The upshot is that the process of managing your online life to be entirely within your control becomes increasingly fraught as centralization proceeds. When you back up to “the cloud,” try to imagine whether your information is sitting on a hard disk drive in northern Virginia, or maybe a high-density tape in the Oregon countryside.

It’s not even necessary to go online yourself to interact with these business-to-business services. Small businesses have always relied upon vendors for components of their business they simply can’t provide on their own, and those vendors have learned they can resell other bulk services in turn. The next time you see the doctor, ask yourself, into which CRM system did your doctor just input your health information? Where did the CRM store that information? Maybe in some cosmic coincidence, it’s sitting alongside your backups on the same disk somewhere in a warehouse. Probably not, but it could happen.
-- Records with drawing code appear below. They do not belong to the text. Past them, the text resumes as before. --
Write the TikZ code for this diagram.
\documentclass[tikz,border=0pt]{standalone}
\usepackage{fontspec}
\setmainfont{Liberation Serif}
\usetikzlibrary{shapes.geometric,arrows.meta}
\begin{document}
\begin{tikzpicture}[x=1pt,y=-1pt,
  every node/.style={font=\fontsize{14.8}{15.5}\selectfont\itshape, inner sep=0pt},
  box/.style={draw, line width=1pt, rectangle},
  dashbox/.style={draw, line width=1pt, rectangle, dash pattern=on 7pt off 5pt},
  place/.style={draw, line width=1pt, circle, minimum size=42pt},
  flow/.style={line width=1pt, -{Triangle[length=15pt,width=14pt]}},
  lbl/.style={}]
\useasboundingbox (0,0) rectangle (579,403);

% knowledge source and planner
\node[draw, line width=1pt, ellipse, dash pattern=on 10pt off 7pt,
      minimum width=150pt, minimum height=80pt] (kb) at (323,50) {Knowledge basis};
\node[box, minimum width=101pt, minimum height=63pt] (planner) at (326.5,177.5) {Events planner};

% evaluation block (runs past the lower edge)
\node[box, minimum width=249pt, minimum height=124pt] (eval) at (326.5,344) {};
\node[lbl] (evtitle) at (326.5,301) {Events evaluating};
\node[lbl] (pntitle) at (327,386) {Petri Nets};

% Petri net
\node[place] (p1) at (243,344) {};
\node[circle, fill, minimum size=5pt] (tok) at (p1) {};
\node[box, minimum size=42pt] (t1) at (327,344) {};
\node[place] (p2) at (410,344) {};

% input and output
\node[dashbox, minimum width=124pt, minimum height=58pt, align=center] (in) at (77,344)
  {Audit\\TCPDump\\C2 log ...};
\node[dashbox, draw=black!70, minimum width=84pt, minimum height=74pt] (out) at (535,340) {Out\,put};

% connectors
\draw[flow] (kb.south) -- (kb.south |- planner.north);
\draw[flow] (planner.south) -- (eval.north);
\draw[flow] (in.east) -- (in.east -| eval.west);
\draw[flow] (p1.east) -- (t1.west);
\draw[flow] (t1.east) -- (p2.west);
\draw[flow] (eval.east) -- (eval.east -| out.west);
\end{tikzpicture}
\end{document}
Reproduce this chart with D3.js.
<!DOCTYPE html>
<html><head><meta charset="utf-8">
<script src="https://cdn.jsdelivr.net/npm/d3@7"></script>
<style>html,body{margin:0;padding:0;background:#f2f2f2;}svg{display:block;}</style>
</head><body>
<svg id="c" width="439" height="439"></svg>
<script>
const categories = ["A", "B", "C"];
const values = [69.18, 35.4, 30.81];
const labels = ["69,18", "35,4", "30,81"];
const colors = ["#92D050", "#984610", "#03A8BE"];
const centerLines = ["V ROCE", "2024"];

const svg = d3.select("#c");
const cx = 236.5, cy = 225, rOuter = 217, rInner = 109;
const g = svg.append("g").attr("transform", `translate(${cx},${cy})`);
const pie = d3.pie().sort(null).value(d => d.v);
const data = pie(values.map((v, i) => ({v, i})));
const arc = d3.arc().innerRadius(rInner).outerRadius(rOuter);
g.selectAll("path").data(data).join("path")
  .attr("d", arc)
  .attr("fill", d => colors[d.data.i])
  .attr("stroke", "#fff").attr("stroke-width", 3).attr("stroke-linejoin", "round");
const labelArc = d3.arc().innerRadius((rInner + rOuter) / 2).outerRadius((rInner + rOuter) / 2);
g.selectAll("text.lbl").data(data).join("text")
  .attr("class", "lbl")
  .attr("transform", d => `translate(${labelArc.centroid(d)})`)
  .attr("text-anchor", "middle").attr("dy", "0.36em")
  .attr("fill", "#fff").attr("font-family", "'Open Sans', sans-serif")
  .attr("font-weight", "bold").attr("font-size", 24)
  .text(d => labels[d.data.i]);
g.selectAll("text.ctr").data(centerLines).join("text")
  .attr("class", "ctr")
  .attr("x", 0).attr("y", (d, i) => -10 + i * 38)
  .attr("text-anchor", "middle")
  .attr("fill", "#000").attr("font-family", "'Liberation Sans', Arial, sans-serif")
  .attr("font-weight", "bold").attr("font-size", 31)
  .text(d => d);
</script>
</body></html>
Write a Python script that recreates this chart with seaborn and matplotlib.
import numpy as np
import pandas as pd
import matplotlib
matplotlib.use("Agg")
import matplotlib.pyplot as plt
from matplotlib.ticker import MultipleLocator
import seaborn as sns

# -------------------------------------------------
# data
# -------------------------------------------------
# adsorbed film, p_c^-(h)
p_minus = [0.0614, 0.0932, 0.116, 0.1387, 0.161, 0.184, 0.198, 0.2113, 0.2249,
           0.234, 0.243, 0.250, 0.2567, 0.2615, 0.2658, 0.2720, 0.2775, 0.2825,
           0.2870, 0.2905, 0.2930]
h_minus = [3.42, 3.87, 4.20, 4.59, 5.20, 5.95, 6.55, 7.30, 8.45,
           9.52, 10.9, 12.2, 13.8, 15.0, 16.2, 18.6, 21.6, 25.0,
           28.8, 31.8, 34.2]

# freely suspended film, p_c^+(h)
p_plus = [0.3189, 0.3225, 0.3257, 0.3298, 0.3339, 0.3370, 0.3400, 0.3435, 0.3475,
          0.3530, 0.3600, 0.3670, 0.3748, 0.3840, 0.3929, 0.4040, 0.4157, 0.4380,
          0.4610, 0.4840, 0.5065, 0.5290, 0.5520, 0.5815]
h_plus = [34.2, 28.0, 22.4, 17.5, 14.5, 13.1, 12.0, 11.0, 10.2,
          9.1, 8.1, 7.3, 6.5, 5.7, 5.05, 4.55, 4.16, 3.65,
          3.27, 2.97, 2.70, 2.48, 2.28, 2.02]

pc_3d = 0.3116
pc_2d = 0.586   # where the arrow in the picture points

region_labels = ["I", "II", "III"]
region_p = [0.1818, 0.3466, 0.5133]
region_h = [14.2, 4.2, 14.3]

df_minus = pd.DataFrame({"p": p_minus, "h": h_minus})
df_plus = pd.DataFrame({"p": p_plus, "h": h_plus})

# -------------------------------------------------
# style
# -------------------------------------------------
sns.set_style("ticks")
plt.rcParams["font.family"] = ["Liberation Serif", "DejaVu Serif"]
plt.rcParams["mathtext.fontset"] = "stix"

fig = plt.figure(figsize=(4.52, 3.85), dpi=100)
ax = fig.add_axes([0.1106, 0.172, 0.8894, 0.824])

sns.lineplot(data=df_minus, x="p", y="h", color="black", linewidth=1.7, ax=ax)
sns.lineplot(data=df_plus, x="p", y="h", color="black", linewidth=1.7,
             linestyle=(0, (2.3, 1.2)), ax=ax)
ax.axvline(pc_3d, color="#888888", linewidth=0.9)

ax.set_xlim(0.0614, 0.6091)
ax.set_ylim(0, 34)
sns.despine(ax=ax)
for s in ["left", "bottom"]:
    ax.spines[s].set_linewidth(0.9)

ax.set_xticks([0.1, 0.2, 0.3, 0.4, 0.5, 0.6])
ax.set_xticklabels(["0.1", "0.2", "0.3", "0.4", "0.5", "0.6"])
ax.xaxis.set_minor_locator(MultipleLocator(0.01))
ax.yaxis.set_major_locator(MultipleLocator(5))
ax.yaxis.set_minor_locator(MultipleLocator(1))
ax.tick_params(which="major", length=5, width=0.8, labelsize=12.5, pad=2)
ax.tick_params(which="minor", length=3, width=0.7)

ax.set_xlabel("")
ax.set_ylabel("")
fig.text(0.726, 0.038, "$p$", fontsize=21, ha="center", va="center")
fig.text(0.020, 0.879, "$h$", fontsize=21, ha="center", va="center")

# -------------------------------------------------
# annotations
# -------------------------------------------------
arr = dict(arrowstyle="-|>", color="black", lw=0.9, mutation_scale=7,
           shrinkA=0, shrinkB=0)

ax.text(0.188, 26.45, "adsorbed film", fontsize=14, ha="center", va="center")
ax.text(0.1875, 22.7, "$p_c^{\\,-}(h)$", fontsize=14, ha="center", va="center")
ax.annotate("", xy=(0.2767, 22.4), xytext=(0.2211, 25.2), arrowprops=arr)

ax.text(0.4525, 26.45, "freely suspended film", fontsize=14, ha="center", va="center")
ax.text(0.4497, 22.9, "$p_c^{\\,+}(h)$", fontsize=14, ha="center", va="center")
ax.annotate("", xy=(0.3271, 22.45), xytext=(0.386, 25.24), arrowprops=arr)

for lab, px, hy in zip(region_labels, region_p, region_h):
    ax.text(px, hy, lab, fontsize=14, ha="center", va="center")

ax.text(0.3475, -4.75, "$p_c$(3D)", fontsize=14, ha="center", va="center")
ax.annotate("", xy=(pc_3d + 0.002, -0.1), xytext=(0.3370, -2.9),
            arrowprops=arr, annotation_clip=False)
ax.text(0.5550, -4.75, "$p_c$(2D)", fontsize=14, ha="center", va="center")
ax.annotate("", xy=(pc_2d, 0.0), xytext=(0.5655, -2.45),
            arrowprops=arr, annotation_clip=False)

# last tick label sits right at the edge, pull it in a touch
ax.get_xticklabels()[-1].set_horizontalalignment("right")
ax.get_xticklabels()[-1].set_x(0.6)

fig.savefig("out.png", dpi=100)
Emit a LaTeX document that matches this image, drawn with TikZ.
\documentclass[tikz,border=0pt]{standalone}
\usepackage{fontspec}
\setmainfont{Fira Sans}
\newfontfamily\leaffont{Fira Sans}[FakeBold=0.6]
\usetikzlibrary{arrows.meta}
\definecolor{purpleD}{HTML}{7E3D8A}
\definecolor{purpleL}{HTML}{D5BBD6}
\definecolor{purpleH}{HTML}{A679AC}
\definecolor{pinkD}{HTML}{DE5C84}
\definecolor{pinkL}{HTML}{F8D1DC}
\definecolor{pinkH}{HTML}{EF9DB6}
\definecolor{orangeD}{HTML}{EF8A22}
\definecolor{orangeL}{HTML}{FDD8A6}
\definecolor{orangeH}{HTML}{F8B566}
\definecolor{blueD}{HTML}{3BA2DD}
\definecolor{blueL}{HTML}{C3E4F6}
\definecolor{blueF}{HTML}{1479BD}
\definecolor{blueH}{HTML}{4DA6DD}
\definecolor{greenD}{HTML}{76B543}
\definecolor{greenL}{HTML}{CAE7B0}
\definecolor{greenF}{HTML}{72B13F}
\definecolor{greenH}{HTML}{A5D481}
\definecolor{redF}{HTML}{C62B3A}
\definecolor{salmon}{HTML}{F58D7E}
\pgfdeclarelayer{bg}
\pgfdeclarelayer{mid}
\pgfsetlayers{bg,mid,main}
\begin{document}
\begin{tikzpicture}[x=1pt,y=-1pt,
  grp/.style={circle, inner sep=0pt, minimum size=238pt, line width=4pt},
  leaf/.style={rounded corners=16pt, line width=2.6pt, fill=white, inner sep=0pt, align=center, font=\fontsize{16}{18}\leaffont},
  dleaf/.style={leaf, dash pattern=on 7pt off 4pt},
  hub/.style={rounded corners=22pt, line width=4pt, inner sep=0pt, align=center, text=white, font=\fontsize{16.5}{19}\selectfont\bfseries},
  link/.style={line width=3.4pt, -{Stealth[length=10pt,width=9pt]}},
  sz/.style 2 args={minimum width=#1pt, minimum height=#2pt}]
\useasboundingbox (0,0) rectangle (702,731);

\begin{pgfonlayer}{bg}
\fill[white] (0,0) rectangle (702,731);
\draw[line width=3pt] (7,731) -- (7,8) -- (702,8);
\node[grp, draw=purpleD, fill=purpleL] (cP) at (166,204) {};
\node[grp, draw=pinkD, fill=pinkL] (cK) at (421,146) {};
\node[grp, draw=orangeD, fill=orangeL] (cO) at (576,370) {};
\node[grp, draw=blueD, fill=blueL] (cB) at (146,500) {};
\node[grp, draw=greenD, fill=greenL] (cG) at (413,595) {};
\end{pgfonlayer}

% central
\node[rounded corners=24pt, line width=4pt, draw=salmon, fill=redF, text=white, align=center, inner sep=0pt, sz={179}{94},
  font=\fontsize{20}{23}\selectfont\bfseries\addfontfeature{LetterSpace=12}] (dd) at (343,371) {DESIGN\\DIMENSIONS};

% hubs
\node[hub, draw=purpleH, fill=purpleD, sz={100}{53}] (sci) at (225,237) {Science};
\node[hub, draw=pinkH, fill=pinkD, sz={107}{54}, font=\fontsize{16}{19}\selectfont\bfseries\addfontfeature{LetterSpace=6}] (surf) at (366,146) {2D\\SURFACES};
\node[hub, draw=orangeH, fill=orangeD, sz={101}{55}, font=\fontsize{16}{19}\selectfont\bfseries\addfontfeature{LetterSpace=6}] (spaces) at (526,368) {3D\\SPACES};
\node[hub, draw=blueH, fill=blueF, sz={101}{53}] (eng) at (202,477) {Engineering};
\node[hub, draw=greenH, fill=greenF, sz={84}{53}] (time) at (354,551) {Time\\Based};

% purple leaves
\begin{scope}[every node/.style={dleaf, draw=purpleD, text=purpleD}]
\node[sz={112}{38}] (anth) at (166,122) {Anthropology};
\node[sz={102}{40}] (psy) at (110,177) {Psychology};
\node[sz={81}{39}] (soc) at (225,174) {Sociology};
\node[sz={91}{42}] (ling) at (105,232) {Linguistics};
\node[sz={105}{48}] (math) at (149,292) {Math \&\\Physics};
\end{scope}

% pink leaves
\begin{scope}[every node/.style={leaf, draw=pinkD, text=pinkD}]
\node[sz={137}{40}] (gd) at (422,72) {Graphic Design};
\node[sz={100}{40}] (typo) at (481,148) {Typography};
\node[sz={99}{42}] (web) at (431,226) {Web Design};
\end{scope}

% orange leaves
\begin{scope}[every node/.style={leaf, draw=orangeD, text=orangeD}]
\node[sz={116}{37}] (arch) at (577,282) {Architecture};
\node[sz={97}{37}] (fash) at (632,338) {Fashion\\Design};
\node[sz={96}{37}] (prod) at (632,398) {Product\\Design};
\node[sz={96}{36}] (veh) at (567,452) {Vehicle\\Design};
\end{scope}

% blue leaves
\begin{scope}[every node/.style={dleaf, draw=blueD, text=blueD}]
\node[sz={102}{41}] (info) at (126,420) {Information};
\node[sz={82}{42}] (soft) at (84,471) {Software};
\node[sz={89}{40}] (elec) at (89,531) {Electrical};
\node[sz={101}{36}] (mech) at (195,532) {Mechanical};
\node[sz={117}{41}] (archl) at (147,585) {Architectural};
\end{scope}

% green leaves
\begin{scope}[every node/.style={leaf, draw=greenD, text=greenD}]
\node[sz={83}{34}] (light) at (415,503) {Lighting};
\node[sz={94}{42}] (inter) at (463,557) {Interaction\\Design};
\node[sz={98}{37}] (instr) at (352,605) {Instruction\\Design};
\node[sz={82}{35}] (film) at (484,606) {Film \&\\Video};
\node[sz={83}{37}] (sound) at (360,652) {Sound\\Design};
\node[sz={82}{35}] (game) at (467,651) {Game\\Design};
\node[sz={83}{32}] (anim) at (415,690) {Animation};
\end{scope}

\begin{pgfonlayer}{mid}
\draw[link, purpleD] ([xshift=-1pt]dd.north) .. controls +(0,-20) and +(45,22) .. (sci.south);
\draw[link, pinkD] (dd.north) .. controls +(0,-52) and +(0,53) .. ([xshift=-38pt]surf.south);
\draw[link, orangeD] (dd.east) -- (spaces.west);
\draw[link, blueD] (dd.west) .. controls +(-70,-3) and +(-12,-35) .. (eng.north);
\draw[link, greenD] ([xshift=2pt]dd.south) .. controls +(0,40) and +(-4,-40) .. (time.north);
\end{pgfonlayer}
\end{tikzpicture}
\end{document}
My trust footprint, just like my carbon footprint, is a fuzzy but useful idea for me, which acknowledges that participation in the online world carries inevitable risk—or at least an inevitable cost. It helps me gauge whether I’m closer or further away from my ideal privacy goals. And just the same way that we can’t all become carbon neutral overnight without destroying the global economy, it’s not practical to run around telling everyone to unplug or boycott all online services.

Next time you’re filling out yet another form online, opening yet another service, trying out one more new thing, remember that you’re also relinquishing a little control over what you create and even a small part of who you are. And if this thought at all gives you pause, see if there’s anything you can do to reduce your trust footprint a little. Maybe you can look into hosting your own blog for your writing, getting network-attached storage for your home instead of using a cloud service, limiting what you disclose on social media, or investing in technology that takes privacy seriously.